The City with 1,001 Churches,” “The City with 40 Gates,” and the “Cradle of Civilizations” – all of these names are used to describe the famous Ani Ruins in northeastern Turkey’s Kars province, and ongoing archaeological excavations at the UNESCO World Heritage site aim to increase the interest of tourists at the ancient city.
The city, which is known as the first entry point from the Caucasus to Anatolia, is home to numerous works of Islamic architecture from the 11th and 12th centuries.
Since the day it was founded, the city has been home to several civilizations, 23 in fact – from the Sassanid and Byzantine Empires, to the Seljuks and the Ottoman Empire – and it was conquered on Aug. 16, 1064, by Sultan Alp Arslan, the second and arguably the greatest sultan of the Seljuk Empire.
Ani also hosts several priceless historical structures and cultural treasures, with a diverse catalog of religious structures such as mosques, churches and cathedrals, each with its own unique architectural beauty and historical value.
Excavations, with a team of 35 members, have been continuing around 25 important structures that are still standing, which include the city walls, a mosque, cathedral, palace, church, monastery, Turkish bath, bridge and a partially destroyed enclosed passage.
Muhammet Arslan, head of the Art History Department of Kafkas University’s Faculty of Arts and Sciences, said that the excavations were being carried out with a team of 12 universities.
“Excavations continue in different areas,” Arslan said and added, “These efforts continue in the Seljuk bazaar, Seljuk mansions, Seljuk great bath and also in the cemetery.”
Arslan noted that apart from the excavations there were also ongoing efforts for the preservation of the historical artifacts. “We have started the conservation work, especially in the Seljuk bazaar.

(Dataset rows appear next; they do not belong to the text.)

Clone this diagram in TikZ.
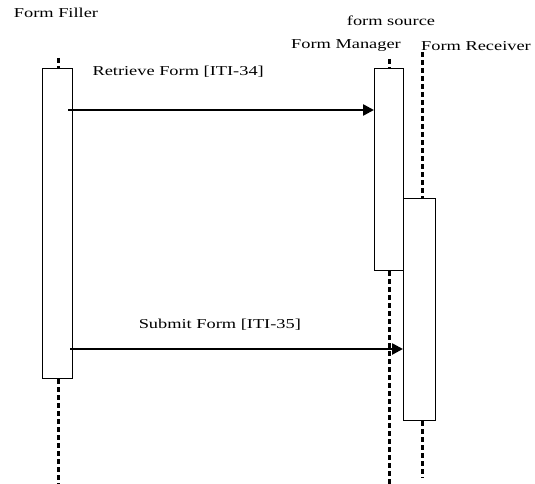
\documentclass[tikz,border=0pt]{standalone}
\usepackage{fontspec}
\setmainfont{Liberation Serif}[FakeStretch=1.35]
\usetikzlibrary{arrows.meta}
\begin{document}
\begin{tikzpicture}[x=1pt, y=-1pt, >={Triangle[length=11pt,width=11pt]},
  act box/.style={draw, line width=1.2pt, fill=white, inner sep=0pt, anchor=north west},
  life line/.style={line width=3pt, dash pattern=on 5pt off 3pt},
  msg/.style={->, line width=2.5pt},
  lbl/.style={font=\fontsize{13.6}{16}\selectfont, inner sep=0pt}]
\useasboundingbox (0,0) rectangle (535,484);

\node [lbl](filler name) at (56,13) {Form Filler};
\node [lbl](source name) at (391,21) {form source};
\node [lbl](manager name) at (346,46) {Form Manager};
\node [lbl](receiver name) at (476,46) {Form Receiver};

% lifelines
\coordinate (filler top) at (58,58);
\coordinate (filler end) at (58,484);
\coordinate (manager top) at (389,59);
\coordinate (manager end) at (389,484);
\coordinate (receiver top) at (422,52);
\coordinate (receiver end) at (422,478);

\node [act box, minimum width=30pt, minimum height=310pt](filler) at (42,68) {};
\node [act box, minimum width=29pt, minimum height=202pt](manager) at (374,68) {};
\node [act box, minimum width=32pt, minimum height=222pt](receiver) at (403,198) {};

\draw [life line] (filler top) -- (filler top |- filler.north);
\draw [life line] (filler top |- filler.south) -- (filler end);
\draw [life line] (manager top) -- (manager top |- manager.north);
\draw [life line] (manager top |- manager.south) -- (manager end);
\draw [life line] (receiver top) -- (receiver top |- receiver.north);
\draw [life line] (receiver top |- receiver.south) -- (receiver end);

% messages
\coordinate (retrieve) at (68,110);
\coordinate (submit) at (70,349);
\draw [msg] (retrieve) -- (manager.west |- retrieve) node[lbl, pos=0.36, yshift=38pt]{Retrieve Form [ITI-34]};
\draw [msg] (submit) -- (receiver.west |- submit) node[lbl, pos=0.45, yshift=24pt]{Submit Form [ITI-35]};
\end{tikzpicture}
\end{document}
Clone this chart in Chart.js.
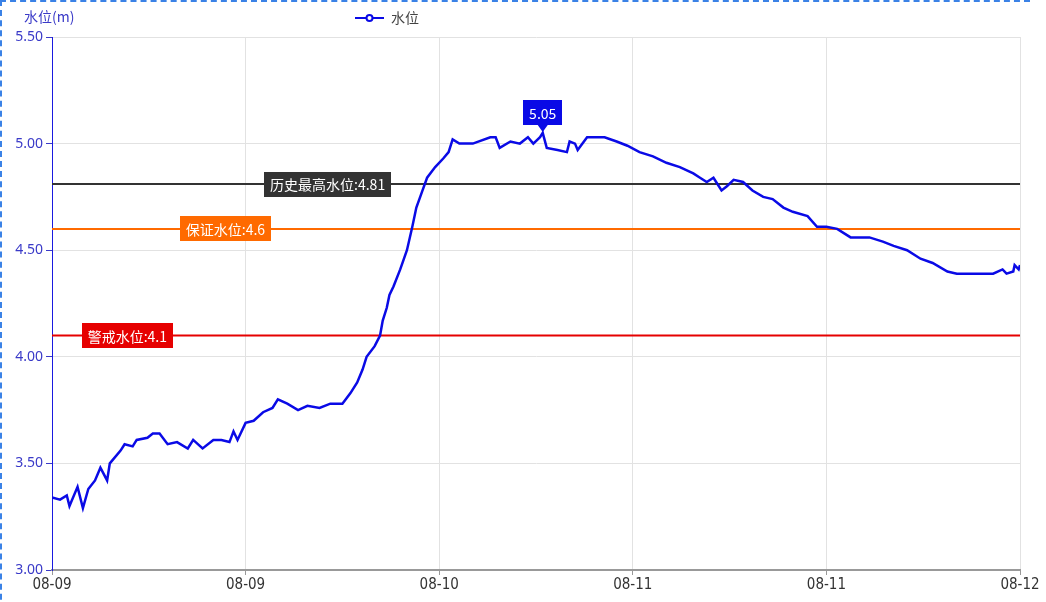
<!DOCTYPE html>
<html>
<head>
<meta charset="utf-8">
<script src="https://cdn.jsdelivr.net/npm/chart.js@4/dist/chart.umd.min.js"></script>
<style>
  html, body { margin: 0; padding: 0; background: #fff; }
  #wrap { position: relative; width: 1046px; height: 602px; }
  #frame { position: absolute; left: 0; top: 0; width: 1030px; height: 640px;
           border-left: 2px dashed #3b82e6; border-top: 2px dashed #3b82e6; box-sizing: border-box; pointer-events: none; }
</style>
</head>
<body>
<div id="wrap">
  <canvas id="canvas" width="1046" height="602"></canvas>
  <div id="frame"></div>
</div>
<script>
// hours since 08-09 00:00, and water level (m)
var hours = [0, 0.6, 1.1, 1.3, 1.9, 2.3, 2.7, 3.2, 3.6, 4.1, 4.3, 5.1, 5.4, 6.0, 6.3, 7.1, 7.5, 8.0, 8.6, 9.3,
  10.1, 10.5, 11.2, 12.0, 12.6, 13.2, 13.5, 13.8, 14.4, 15.0, 15.7, 16.4, 16.8, 17.5, 18.3, 19.0, 19.9, 20.7, 21.6, 22.2,
  22.7, 23.1, 23.4, 24.0, 24.4, 24.6, 24.9, 25.1, 25.4, 25.9, 26.4, 26.8, 27.1, 27.5, 27.9, 28.5, 29.1, 29.5, 29.8, 30.3,
  31.3, 32.6, 33.0, 33.3, 34.1, 34.8, 35.4, 35.8, 36.3, 36.5, 36.8, 37.6, 38.3, 38.5, 38.9, 39.1, 39.8, 40.5, 41.1, 42.0,
  42.8, 43.7, 44.7, 45.7, 46.7, 47.7, 48.2, 48.7, 49.2, 49.8, 50.2, 50.7, 51.4, 52.1, 52.9, 53.6, 54.4, 55.1, 56.2, 56.9,
  57.6, 58.4, 59.4, 60.8, 61.8, 62.6, 63.6, 64.6, 65.5, 66.6, 67.3, 70.0, 70.7, 71.0, 71.5, 71.6, 71.9, 72.0];
var levels = [3.34, 3.33, 3.35, 3.30, 3.39, 3.29, 3.38, 3.42, 3.48, 3.42, 3.50, 3.56, 3.59, 3.58, 3.61, 3.62, 3.64, 3.64, 3.59, 3.60,
  3.57, 3.61, 3.57, 3.61, 3.61, 3.60, 3.65, 3.61, 3.69, 3.70, 3.74, 3.76, 3.80, 3.78, 3.75, 3.77, 3.76, 3.78, 3.78, 3.83,
  3.88, 3.94, 4.00, 4.05, 4.10, 4.17, 4.23, 4.29, 4.33, 4.41, 4.50, 4.61, 4.70, 4.77, 4.84, 4.89, 4.93, 4.96, 5.02, 5.00,
  5.00, 5.03, 5.03, 4.98, 5.01, 5.00, 5.03, 5.00, 5.03, 5.05, 4.98, 4.97, 4.96, 5.01, 5.00, 4.97, 5.03, 5.03, 5.03, 5.01,
  4.99, 4.96, 4.94, 4.91, 4.89, 4.86, 4.84, 4.82, 4.84, 4.78, 4.80, 4.83, 4.82, 4.78, 4.75, 4.74, 4.70, 4.68, 4.66, 4.61,
  4.61, 4.60, 4.56, 4.56, 4.54, 4.52, 4.50, 4.46, 4.44, 4.40, 4.39, 4.39, 4.41, 4.39, 4.40, 4.43, 4.41, 4.43];

var xTickHours = [0, 14.4, 28.8, 43.2, 57.6, 72];
var xTickLabels = ['08-09', '08-09', '08-10', '08-11', '08-11', '08-12'];

// reference lines: name, value, colour, label position (hour)
var refNames = ['历史最高水位', '保证水位', '警戒水位'];
var refValues = [4.81, 4.6, 4.1];
var refColors = ['#333333', '#ff6a00', '#e60000'];
var refLabelAt = [20.5, 12.9, 5.6];

var CJK = '"Noto Sans CJK SC", "Noto Sans", sans-serif';

var series = [];
for (var i = 0; i < hours.length; i++) series.push({x: hours[i], y: levels[i]});

var datasets = [{
  label: '水位',
  data: series,
  borderColor: '#0a0ae6',
  borderWidth: 2.5,
  pointRadius: 0,
  tension: 0,
  order: 0
}];
for (var k = 0; k < refValues.length; k++) {
  datasets.push({
    label: refNames[k],
    data: [{x: 0, y: refValues[k]}, {x: 72, y: refValues[k]}],
    borderColor: refColors[k],
    borderWidth: 2,
    pointRadius: 0,
    order: 1
  });
}

function box(ctx, text, cx, cy, bg, pad) {
  ctx.font = '14px ' + CJK;
  var w = ctx.measureText(text).width + pad * 2;
  var h = 25;
  ctx.fillStyle = bg;
  ctx.fillRect(Math.round(cx - w / 2), Math.round(cy - h / 2), Math.round(w), h);
  ctx.fillStyle = '#fff';
  ctx.textAlign = 'center';
  ctx.textBaseline = 'middle';
  ctx.fillText(text, cx, cy + 1);
  return w;
}

var decor = {
  id: 'decor',
  afterDatasetsDraw: function(chart) {
    var ctx = chart.ctx, xs = chart.scales.x, ys = chart.scales.y;
    ctx.save();
    // reference labels
    for (var k = 0; k < refValues.length; k++) {
      box(ctx, refNames[k] + ':' + refValues[k], xs.getPixelForValue(refLabelAt[k]), ys.getPixelForValue(refValues[k]), refColors[k], 6);
    }
    // peak marker
    var mi = 0;
    for (var i = 1; i < levels.length; i++) if (levels[i] > levels[mi]) mi = i;
    var px = xs.getPixelForValue(hours[mi]), py = ys.getPixelForValue(levels[mi]);
    var by = py - 20;
    box(ctx, levels[mi].toFixed(2), px, by, '#0a0ae6', 6);
    ctx.fillStyle = '#0a0ae6';
    ctx.beginPath();
    ctx.moveTo(px - 5, by + 12);
    ctx.lineTo(px + 5, by + 12);
    ctx.lineTo(px, py - 1);
    ctx.closePath();
    ctx.fill();
    // y axis title
    ctx.font = '14px ' + CJK;
    ctx.fillStyle = '#3a3ac8';
    ctx.textAlign = 'left';
    ctx.textBaseline = 'middle';
    ctx.fillText('水位(m)', 24, 17);
    // legend
    ctx.strokeStyle = '#0a0ae6';
    ctx.lineWidth = 2;
    ctx.beginPath();
    ctx.moveTo(355, 18);
    ctx.lineTo(384, 18);
    ctx.stroke();
    ctx.beginPath();
    ctx.arc(369.5, 18, 3, 0, Math.PI * 2);
    ctx.fillStyle = '#fff';
    ctx.fill();
    ctx.stroke();
    ctx.fillStyle = '#444';
    ctx.fillText('水位', 391, 18);
    ctx.restore();
  }
};

var config = {
  type: 'line',
  data: { datasets: datasets },
  options: {
    responsive: false,
    animation: false,
    layout: { padding: { left: 0, right: 26, top: 37, bottom: 0 } },
    plugins: { legend: { display: false }, tooltip: { enabled: false } },
    scales: {
      x: {
        type: 'linear',
        min: 0,
        max: 72,
        afterBuildTicks: function(scale) {
          scale.ticks = xTickHours.map(function(v) { return {value: v}; });
        },
        afterFit: function(scale) { scale.height = 32; },
        ticks: {
          color: '#333',
          font: { size: 15, family: '"Liberation Sans Narrow", "DejaVu Sans Condensed", sans-serif' },
          padding: 1,
          maxRotation: 0,
          callback: function(v) { return xTickLabels[xTickHours.indexOf(v)]; }
        },
        grid: { color: '#e2e2e2', tickLength: 5, tickColor: '#999' },
        border: { color: '#999', width: 2 }
      },
      y: {
        min: 3,
        max: 5.5,
        afterFit: function(scale) { scale.width = 52; },
        ticks: {
          stepSize: 0.5,
          color: '#3a3ac8',
          font: { size: 14, family: '"Noto Sans", sans-serif' },
          padding: 3,
          callback: function(v) { return v.toFixed(2); }
        },
        grid: { color: '#e2e2e2', tickLength: 6, tickColor: '#3a3ac8' },
        border: { color: '#1a1ae0', width: 1 }
      }
    }
  },
  plugins: [decor]
};

var ctx = document.getElementById('canvas').getContext('2d');
window.myLine = new Chart(ctx, config);
</script>
</body>
</html>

In addition, we are carrying out some studies for the conservation of the artifacts we have unearthed,” he said.
Arslan stated tourism in the region had gained a substantial rise with the inclusion of the Ani Ruins in the UNESCO World Heritage List.
“Ani is one of the most important cities of the Middle Ages and it is also a site on the UNESCO World Heritage List. The tourism potential of this location is quite high. We are continuing our excavation works in order to reveal this potential, to take it further and to accelerate this potential,” Arslan said.
“With both our excavations and restoration works, a tourism base will actually be formed and will contribute to the development of the tourism potential of the city,” he added.